▶ Your instructions
Output every line exactly as written. Leave out pictures.

§ §

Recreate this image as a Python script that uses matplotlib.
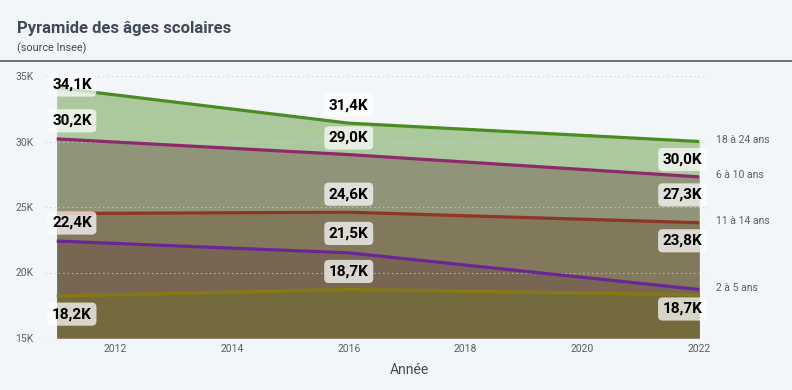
#!/usr/bin/env python3

import numpy as np
import matplotlib.pyplot as plt
from matplotlib.lines import Line2D

# data (en milliers)
years = [2011, 2016, 2022]
series_names = ['18 à 24 ans', '6 à 10 ans', '11 à 14 ans', '15 à 17 ans', '2 à 5 ans']
v_18_24 = [34.1, 31.4, 30.0]
v_6_10 = [30.2, 29.0, 27.3]
v_11_14 = [24.5, 24.6, 23.8]
v_15_17 = [22.4, 21.5, 18.7]
v_2_5 = [18.2, 18.7, 18.3]
yticks = [15, 20, 25, 30, 35]
xticks = [2012, 2014, 2016, 2018, 2020, 2022]

values = [v_18_24, v_6_10, v_11_14, v_15_17, v_2_5]
colors = ['#4a8c22', '#8c2a6c', '#8e3526', '#6b2695', '#857a12']
# which labels to show: (series index, year index, offset in points)
labels = [(0, 0, 2), (1, 0, 13), (3, 0, 13), (4, 0, -13),
          (0, 1, 13), (1, 1, 12), (2, 1, 13), (3, 1, 14), (4, 1, 13),
          (0, 2, -13), (1, 2, -13), (2, 2, -13), (3, 2, -14)]
xshift = {0: 11, 1: 0, 2: -12}
right_names = {0: '18 à 24 ans', 1: '6 à 10 ans', 2: '11 à 14 ans', 3: '2 à 5 ans'}

bg = '#f3f6f9'
fnt = 'Roboto'
fig = plt.figure(figsize=(7.92, 3.90), dpi=100, facecolor=bg)
ax = fig.add_axes([45/792, 1-338/390, (708-45)/792, (338-76)/390], facecolor=bg)

# fills: the olive one ends on top
for i, a in zip([3, 2, 1, 0, 4], [0.45, 0.45, 0.45, 0.42, 0.4]):
    c = '#6f7222' if i == 4 else colors[i]
    ax.fill_between(years, values[i], 15, color=c, alpha=a, lw=0, zorder=1)
for y in yticks:
    ax.axhline(y, color='#c9ced4', lw=0.8, ls=(0, (1, 3)), zorder=2)
for i in [4, 3, 2, 1, 0]:
    ax.plot(years, values[i], color=colors[i], lw=2.3, zorder=3, solid_capstyle='butt')

for si, yi, off in labels:
    v = values[si][yi]
    txt = ('%.1fK' % v).replace('.', ',')
    ax.annotate(txt, (years[yi], v), xytext=(xshift[yi], off), textcoords='offset points',
                ha='center', va='center', fontsize=11, fontweight='bold', family=fnt,
                color='black', zorder=5, annotation_clip=False,
                bbox=dict(boxstyle='round,pad=0.3,rounding_size=0.3', fc='white', ec='none', alpha=0.72))

for si, nm in right_names.items():
    ax.annotate(nm, (years[-1], values[si][-1]), xytext=(12, 1), textcoords='offset points',
                ha='left', va='center', fontsize=7.5, color='#5a5f66', family=fnt,
                annotation_clip=False)

ax.set_xlim(2010.8, 2022.15)
ax.set_ylim(15, 35)
ax.set_yticks(yticks)
ax.set_yticklabels(['%dK' % t for t in yticks])
ax.set_xticks(xticks)
ax.set_xticklabels([str(t) for t in xticks])
ax.tick_params(length=0, labelsize=7.5, labelcolor='#5a5f66', pad=4)
ax.tick_params(axis='y', pad=8)
for lab in ax.get_xticklabels() + ax.get_yticklabels():
    lab.set_family(fnt)
for s in ax.spines.values():
    s.set_visible(False)
ax.set_xlabel('Année', fontsize=10, color='#3f4a56', family=fnt)
ax.xaxis.set_label_coords(0.549, -0.095)

fig.text(17/792, 1-28/390, 'Pyramide des âges scolaires', fontsize=12, fontweight='bold',
         color='#3f4a56', family=fnt, va='center')
fig.text(17/792, 1-48/390, '(source Insee)', fontsize=7.8, color='#3f4a56', family=fnt, va='center')
fig.add_artist(Line2D([0, 1], [1-61/390, 1-61/390], color='#555a60', lw=1.2))

fig.savefig('out.png', dpi=100, facecolor=bg)
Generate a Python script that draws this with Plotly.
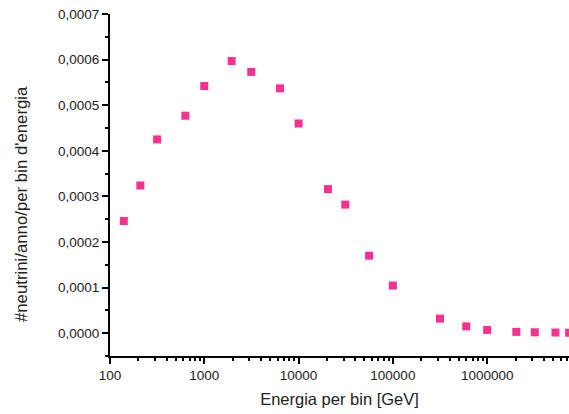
import plotly.graph_objects as go

energy = [140, 210, 316, 630, 1000, 1950, 3150, 6350, 10000, 20500, 31300,
          56000, 100000, 316000, 600000, 1000000, 2040000, 3200000, 5300000, 7400000]
rate = [0.000246, 0.000324, 0.000425, 0.000477, 0.000542, 0.000597, 0.000573,
        0.000537, 0.000460, 0.000316, 0.000282, 0.000170, 0.0001045, 0.000032,
        0.000015, 0.0000072, 0.0000029, 0.0000020, 0.0000015, 0.0000010]

x_tick_vals = [100, 1000, 10000, 100000, 1000000]
x_tick_text = ["100", "1000", "10000", "100000", "1000000"]
y_tick_vals = [0.0, 0.0001, 0.0002, 0.0003, 0.0004, 0.0005, 0.0006, 0.0007]

minor_x = [m * 10 ** d for d in range(2, 7) for m in range(2, 10)]

fig = go.Figure()
fig.add_trace(go.Scatter(
    x=energy, y=rate, mode="markers",
    marker=dict(symbol="square", size=8, color="#F7318F", line=dict(width=0)),
    cliponaxis=True, showlegend=False,
))

font_fam = "Liberation Sans, Arial, sans-serif"
fig.update_layout(
    width=569, height=414,
    margin=dict(l=110, r=0, t=14, b=58),
    plot_bgcolor="white", paper_bgcolor="white",
    separators=",.",
    font=dict(family=font_fam, size=13.5, color="#222222"),
    xaxis=dict(
        type="log", range=[2, 6.868],
        tickmode="array", tickvals=x_tick_vals, ticktext=x_tick_text,
        ticks="outside", ticklen=6, tickwidth=2, tickcolor="black",
        minor=dict(tickmode="array", tickvals=minor_x, ticks="outside",
                   ticklen=3, tickwidth=2, tickcolor="black"),
        showline=True, linecolor="black", linewidth=2,
        showgrid=False, zeroline=False,
        tickfont=dict(size=13.5, family=font_fam),
        title=dict(text="Energia per bin [GeV]", font=dict(size=16.5, family=font_fam), standoff=11),
    ),
    yaxis=dict(
        range=[-0.00005, 0.0007],
        tickmode="array", tickvals=y_tick_vals, tickformat=".4f",
        ticks="outside", ticklen=6, tickwidth=2, tickcolor="black",
        minor=dict(dtick=0.0001, tick0=0.00005, ticks="outside",
                   ticklen=3, tickwidth=2, tickcolor="black"),
        showline=True, linecolor="black", linewidth=2,
        showgrid=False, zeroline=False,
        tickfont=dict(size=13.5, family=font_fam),
    ),
    annotations=[dict(
        text="#neutrini/anno/per bin d'energia", textangle=-90,
        xref="paper", yref="paper", x=-0.194, y=0.444,
        xanchor="center", yanchor="middle", showarrow=False,
        font=dict(size=16.8, family=font_fam, color="#222222"),
    )],
)

fig.write_html("out.html")
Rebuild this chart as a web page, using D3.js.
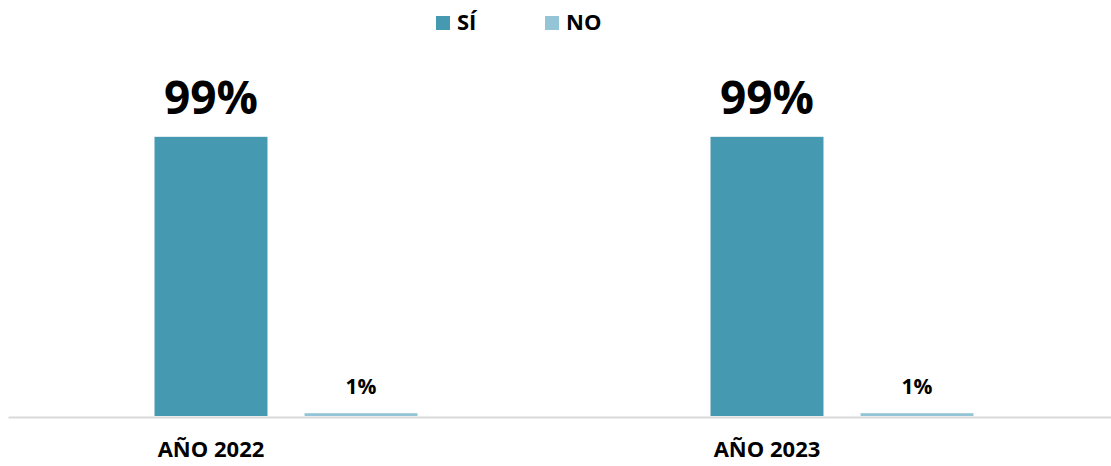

§ §

▶ Result
Recreate this image as a Python script that uses matplotlib.
#!/usr/bin/env python3

import numpy as np
import matplotlib.pyplot as plt
from matplotlib.lines import Line2D

# data (en milliers)
years = [2011, 2016, 2022]
series_names = ['18 à 24 ans', '6 à 10 ans', '11 à 14 ans', '15 à 17 ans', '2 à 5 ans']
v_18_24 = [34.1, 31.4, 30.0]
v_6_10 = [30.2, 29.0, 27.3]
v_11_14 = [24.5, 24.6, 23.8]
v_15_17 = [22.4, 21.5, 18.7]
v_2_5 = [18.2, 18.7, 18.3]
yticks = [15, 20, 25, 30, 35]
xticks = [2012, 2014, 2016, 2018, 2020, 2022]

values = [v_18_24, v_6_10, v_11_14, v_15_17, v_2_5]
colors = ['#4a8c22', '#8c2a6c', '#8e3526', '#6b2695', '#857a12']
# which labels to show: (series index, year index, offset in points)
labels = [(0, 0, 2), (1, 0, 13), (3, 0, 13), (4, 0, -13),
          (0, 1, 13), (1, 1, 12), (2, 1, 13), (3, 1, 14), (4, 1, 13),
          (0, 2, -13), (1, 2, -13), (2, 2, -13), (3, 2, -14)]
xshift = {0: 11, 1: 0, 2: -12}
right_names = {0: '18 à 24 ans', 1: '6 à 10 ans', 2: '11 à 14 ans', 3: '2 à 5 ans'}

bg = '#f3f6f9'
fnt = 'Roboto'
fig = plt.figure(figsize=(7.92, 3.90), dpi=100, facecolor=bg)
ax = fig.add_axes([45/792, 1-338/390, (708-45)/792, (338-76)/390], facecolor=bg)

# fills: the olive one ends on top
for i, a in zip([3, 2, 1, 0, 4], [0.45, 0.45, 0.45, 0.42, 0.4]):
    c = '#6f7222' if i == 4 else colors[i]
    ax.fill_between(years, values[i], 15, color=c, alpha=a, lw=0, zorder=1)
for y in yticks:
    ax.axhline(y, color='#c9ced4', lw=0.8, ls=(0, (1, 3)), zorder=2)
for i in [4, 3, 2, 1, 0]:
    ax.plot(years, values[i], color=colors[i], lw=2.3, zorder=3, solid_capstyle='butt')

for si, yi, off in labels:
    v = values[si][yi]
    txt = ('%.1fK' % v).replace('.', ',')
    ax.annotate(txt, (years[yi], v), xytext=(xshift[yi], off), textcoords='offset points',
                ha='center', va='center', fontsize=11, fontweight='bold', family=fnt,
                color='black', zorder=5, annotation_clip=False,
                bbox=dict(boxstyle='round,pad=0.3,rounding_size=0.3', fc='white', ec='none', alpha=0.72))

for si, nm in right_names.items():
    ax.annotate(nm, (years[-1], values[si][-1]), xytext=(12, 1), textcoords='offset points',
                ha='left', va='center', fontsize=7.5, color='#5a5f66', family=fnt,
                annotation_clip=False)

ax.set_xlim(2010.8, 2022.15)
ax.set_ylim(15, 35)
ax.set_yticks(yticks)
ax.set_yticklabels(['%dK' % t for t in yticks])
ax.set_xticks(xticks)
ax.set_xticklabels([str(t) for t in xticks])
ax.tick_params(length=0, labelsize=7.5, labelcolor='#5a5f66', pad=4)
ax.tick_params(axis='y', pad=8)
for lab in ax.get_xticklabels() + ax.get_yticklabels():
    lab.set_family(fnt)
for s in ax.spines.values():
    s.set_visible(False)
ax.set_xlabel('Année', fontsize=10, color='#3f4a56', family=fnt)
ax.xaxis.set_label_coords(0.549, -0.095)

fig.text(17/792, 1-28/390, 'Pyramide des âges scolaires', fontsize=12, fontweight='bold',
         color='#3f4a56', family=fnt, va='center')
fig.text(17/792, 1-48/390, '(source Insee)', fontsize=7.8, color='#3f4a56', family=fnt, va='center')
fig.add_artist(Line2D([0, 1], [1-61/390, 1-61/390], color='#555a60', lw=1.2))

fig.savefig('out.png', dpi=100, facecolor=bg)
Generate a Python script that draws this with Plotly.
import plotly.graph_objects as go

energy = [140, 210, 316, 630, 1000, 1950, 3150, 6350, 10000, 20500, 31300,
          56000, 100000, 316000, 600000, 1000000, 2040000, 3200000, 5300000, 7400000]
rate = [0.000246, 0.000324, 0.000425, 0.000477, 0.000542, 0.000597, 0.000573,
        0.000537, 0.000460, 0.000316, 0.000282, 0.000170, 0.0001045, 0.000032,
        0.000015, 0.0000072, 0.0000029, 0.0000020, 0.0000015, 0.0000010]

x_tick_vals = [100, 1000, 10000, 100000, 1000000]
x_tick_text = ["100", "1000", "10000", "100000", "1000000"]
y_tick_vals = [0.0, 0.0001, 0.0002, 0.0003, 0.0004, 0.0005, 0.0006, 0.0007]

minor_x = [m * 10 ** d for d in range(2, 7) for m in range(2, 10)]

fig = go.Figure()
fig.add_trace(go.Scatter(
    x=energy, y=rate, mode="markers",
    marker=dict(symbol="square", size=8, color="#F7318F", line=dict(width=0)),
    cliponaxis=True, showlegend=False,
))

font_fam = "Liberation Sans, Arial, sans-serif"
fig.update_layout(
    width=569, height=414,
    margin=dict(l=110, r=0, t=14, b=58),
    plot_bgcolor="white", paper_bgcolor="white",
    separators=",.",
    font=dict(family=font_fam, size=13.5, color="#222222"),
    xaxis=dict(
        type="log", range=[2, 6.868],
        tickmode="array", tickvals=x_tick_vals, ticktext=x_tick_text,
        ticks="outside", ticklen=6, tickwidth=2, tickcolor="black",
        minor=dict(tickmode="array", tickvals=minor_x, ticks="outside",
                   ticklen=3, tickwidth=2, tickcolor="black"),
        showline=True, linecolor="black", linewidth=2,
        showgrid=False, zeroline=False,
        tickfont=dict(size=13.5, family=font_fam),
        title=dict(text="Energia per bin [GeV]", font=dict(size=16.5, family=font_fam), standoff=11),
    ),
    yaxis=dict(
        range=[-0.00005, 0.0007],
        tickmode="array", tickvals=y_tick_vals, tickformat=".4f",
        ticks="outside", ticklen=6, tickwidth=2, tickcolor="black",
        minor=dict(dtick=0.0001, tick0=0.00005, ticks="outside",
                   ticklen=3, tickwidth=2, tickcolor="black"),
        showline=True, linecolor="black", linewidth=2,
        showgrid=False, zeroline=False,
        tickfont=dict(size=13.5, family=font_fam),
    ),
    annotations=[dict(
        text="#neutrini/anno/per bin d'energia", textangle=-90,
        xref="paper", yref="paper", x=-0.194, y=0.444,
        xanchor="center", yanchor="middle", showarrow=False,
        font=dict(size=16.8, family=font_fam, color="#222222"),
    )],
)

fig.write_html("out.html")
Rebuild this chart as a web page, using D3.js.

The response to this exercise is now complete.